--- START OF Provided records ---
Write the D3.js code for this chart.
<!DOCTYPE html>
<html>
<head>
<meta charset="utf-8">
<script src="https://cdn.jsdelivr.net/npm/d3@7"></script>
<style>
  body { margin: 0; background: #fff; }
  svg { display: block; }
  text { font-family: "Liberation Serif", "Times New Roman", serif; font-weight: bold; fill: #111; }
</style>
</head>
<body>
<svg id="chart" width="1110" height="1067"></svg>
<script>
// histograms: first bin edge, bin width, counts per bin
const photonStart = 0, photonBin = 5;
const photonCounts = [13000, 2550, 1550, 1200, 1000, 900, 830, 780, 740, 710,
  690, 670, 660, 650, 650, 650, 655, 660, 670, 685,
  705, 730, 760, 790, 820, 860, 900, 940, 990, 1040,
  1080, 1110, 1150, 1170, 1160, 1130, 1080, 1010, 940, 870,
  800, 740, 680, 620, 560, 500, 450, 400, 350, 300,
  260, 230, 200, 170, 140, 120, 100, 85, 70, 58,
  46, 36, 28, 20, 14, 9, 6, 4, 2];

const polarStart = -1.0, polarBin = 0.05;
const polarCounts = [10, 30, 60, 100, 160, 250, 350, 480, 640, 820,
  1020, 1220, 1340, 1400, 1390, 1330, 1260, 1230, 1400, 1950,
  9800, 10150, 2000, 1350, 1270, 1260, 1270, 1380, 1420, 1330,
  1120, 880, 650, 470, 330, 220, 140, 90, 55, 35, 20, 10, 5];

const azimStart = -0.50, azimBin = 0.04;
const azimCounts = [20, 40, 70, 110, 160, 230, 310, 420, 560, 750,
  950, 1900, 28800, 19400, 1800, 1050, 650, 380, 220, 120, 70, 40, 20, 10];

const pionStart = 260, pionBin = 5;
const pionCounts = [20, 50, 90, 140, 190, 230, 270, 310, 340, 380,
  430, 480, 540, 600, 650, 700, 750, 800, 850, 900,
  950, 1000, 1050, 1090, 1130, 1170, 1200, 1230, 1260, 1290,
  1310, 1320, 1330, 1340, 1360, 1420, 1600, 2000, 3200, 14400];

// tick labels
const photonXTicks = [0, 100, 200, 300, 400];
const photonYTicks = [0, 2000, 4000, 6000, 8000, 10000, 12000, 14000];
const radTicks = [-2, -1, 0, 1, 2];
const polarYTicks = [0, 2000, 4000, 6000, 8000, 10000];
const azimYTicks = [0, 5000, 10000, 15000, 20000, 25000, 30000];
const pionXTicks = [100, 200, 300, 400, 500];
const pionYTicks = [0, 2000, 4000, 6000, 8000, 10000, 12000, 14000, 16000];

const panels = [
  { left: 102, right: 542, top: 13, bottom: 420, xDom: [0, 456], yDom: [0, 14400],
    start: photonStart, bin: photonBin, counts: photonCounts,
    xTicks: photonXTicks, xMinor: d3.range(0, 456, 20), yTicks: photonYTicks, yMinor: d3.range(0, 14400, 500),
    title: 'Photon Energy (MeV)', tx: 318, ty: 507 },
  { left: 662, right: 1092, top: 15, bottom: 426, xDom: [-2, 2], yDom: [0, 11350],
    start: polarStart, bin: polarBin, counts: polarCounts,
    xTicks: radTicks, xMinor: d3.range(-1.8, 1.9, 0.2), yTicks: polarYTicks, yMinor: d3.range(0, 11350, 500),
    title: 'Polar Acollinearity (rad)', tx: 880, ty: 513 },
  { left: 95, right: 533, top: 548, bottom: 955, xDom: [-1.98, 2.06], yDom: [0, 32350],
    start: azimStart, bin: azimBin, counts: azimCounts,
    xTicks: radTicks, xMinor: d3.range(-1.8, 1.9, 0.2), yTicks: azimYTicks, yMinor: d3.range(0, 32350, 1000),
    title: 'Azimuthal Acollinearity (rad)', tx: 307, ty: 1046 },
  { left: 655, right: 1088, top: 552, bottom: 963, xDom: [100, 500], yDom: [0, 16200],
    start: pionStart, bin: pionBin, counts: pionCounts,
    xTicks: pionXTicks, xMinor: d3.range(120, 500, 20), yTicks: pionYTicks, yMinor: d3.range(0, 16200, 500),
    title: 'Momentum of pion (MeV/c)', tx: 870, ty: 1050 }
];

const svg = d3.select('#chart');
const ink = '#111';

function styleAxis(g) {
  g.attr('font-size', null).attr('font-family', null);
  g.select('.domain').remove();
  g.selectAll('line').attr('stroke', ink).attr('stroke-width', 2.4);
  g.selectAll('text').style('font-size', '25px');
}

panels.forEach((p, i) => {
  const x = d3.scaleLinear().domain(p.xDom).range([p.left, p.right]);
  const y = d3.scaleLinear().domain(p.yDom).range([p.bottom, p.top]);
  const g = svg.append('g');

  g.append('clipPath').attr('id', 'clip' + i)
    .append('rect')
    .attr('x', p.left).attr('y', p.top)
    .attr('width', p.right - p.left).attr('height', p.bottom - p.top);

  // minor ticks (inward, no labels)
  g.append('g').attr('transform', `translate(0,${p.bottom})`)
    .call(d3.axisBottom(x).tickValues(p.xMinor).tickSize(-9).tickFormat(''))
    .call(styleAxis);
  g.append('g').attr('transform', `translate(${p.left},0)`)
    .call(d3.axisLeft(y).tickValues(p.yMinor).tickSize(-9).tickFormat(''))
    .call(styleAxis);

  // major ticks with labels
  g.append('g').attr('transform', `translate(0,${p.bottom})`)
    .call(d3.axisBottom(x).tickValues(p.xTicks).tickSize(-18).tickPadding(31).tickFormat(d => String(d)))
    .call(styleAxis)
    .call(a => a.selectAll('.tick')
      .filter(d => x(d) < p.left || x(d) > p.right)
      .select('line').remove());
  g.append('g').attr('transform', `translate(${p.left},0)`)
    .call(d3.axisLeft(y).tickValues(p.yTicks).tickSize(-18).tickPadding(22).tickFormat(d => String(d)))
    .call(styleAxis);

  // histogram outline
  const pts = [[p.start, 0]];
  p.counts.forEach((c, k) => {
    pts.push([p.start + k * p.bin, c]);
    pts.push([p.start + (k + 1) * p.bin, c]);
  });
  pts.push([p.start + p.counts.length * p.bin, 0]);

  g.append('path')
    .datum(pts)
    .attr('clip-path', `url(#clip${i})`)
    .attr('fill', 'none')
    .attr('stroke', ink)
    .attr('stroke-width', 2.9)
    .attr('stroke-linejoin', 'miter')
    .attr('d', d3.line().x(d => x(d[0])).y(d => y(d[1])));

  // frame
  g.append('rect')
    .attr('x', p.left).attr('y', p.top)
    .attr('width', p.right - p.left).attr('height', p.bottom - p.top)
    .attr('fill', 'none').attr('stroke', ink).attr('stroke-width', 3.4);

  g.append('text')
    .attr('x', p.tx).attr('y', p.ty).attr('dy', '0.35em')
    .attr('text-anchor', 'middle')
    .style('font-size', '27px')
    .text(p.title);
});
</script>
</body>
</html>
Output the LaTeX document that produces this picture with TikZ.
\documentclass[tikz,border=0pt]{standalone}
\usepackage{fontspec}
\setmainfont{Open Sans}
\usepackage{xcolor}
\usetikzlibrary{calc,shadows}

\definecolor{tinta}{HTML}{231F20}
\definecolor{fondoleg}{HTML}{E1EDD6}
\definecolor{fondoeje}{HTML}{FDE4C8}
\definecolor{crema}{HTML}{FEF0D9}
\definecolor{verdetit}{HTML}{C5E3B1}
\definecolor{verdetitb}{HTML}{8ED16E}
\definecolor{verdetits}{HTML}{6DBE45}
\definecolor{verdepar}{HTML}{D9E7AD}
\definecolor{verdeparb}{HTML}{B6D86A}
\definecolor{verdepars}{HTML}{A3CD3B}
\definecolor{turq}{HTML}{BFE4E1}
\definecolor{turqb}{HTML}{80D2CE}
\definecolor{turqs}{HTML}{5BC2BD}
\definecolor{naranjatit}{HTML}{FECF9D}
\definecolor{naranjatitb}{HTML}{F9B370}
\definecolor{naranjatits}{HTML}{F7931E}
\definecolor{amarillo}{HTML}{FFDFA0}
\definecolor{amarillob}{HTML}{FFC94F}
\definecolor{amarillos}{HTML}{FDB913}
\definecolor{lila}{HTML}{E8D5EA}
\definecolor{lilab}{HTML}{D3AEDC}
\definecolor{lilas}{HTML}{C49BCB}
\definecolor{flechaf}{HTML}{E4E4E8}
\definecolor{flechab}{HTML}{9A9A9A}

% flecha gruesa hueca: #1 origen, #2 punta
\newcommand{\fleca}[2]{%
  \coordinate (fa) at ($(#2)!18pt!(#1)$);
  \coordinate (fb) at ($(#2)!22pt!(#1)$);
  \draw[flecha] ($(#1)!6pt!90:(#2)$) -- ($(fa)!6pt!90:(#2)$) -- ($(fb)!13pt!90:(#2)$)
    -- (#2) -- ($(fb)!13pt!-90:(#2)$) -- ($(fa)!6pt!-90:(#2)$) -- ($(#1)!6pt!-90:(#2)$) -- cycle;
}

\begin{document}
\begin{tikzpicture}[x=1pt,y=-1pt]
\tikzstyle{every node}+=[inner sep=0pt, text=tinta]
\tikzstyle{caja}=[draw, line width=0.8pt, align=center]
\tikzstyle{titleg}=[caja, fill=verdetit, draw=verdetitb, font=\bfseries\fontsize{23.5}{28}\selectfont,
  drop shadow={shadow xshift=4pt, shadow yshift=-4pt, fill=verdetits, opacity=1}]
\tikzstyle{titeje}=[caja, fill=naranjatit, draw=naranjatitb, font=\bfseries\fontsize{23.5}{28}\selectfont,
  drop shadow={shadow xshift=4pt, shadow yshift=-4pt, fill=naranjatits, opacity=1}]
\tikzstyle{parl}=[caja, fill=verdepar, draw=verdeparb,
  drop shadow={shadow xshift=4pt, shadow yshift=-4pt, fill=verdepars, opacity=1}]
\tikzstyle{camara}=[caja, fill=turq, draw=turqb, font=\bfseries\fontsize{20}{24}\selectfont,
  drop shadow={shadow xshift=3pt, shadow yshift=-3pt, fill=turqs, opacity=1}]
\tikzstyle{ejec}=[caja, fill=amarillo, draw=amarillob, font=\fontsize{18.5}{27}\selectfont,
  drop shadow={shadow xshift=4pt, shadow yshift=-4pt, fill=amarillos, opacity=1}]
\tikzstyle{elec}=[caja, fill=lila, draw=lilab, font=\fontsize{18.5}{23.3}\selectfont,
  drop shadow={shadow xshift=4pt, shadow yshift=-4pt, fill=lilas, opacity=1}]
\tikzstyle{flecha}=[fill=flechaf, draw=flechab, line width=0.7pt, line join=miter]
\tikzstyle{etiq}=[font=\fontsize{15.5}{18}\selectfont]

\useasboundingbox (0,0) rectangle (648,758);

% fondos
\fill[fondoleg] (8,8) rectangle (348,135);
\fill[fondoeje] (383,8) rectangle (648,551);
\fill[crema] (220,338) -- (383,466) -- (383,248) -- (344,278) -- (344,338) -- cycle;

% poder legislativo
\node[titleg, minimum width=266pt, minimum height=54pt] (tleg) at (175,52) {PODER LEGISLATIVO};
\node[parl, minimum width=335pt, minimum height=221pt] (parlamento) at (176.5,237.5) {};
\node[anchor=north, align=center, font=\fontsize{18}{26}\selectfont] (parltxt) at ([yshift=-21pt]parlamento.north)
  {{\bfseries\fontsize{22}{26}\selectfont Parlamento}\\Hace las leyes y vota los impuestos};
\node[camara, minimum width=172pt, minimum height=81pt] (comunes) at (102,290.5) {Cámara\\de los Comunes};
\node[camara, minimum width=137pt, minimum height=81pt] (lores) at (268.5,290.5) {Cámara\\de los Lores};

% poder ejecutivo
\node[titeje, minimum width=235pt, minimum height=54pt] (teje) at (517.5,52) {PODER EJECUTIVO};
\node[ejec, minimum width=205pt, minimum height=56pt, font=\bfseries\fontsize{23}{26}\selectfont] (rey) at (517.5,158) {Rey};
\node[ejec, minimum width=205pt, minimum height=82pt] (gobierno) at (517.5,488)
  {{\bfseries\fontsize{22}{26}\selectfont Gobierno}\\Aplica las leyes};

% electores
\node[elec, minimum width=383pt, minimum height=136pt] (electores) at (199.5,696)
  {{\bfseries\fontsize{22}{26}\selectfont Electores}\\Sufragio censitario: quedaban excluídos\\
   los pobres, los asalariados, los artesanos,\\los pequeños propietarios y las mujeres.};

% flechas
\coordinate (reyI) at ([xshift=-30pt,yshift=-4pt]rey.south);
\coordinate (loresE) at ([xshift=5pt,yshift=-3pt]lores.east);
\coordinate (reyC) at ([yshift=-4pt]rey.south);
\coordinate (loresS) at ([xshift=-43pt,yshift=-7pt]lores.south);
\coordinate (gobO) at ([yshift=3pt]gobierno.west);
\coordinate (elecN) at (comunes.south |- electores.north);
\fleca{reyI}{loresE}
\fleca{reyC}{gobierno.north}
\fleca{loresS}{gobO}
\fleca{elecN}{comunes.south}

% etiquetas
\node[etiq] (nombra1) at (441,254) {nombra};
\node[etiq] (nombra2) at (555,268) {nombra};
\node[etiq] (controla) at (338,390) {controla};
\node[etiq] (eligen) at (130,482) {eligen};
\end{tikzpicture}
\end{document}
--- END OF Provided records ---
> **To do**
In the material above, show every line where the word "with" turns up.

> **Final result**
  // major ticks with labels
Output the LaTeX document that produces this picture with TikZ.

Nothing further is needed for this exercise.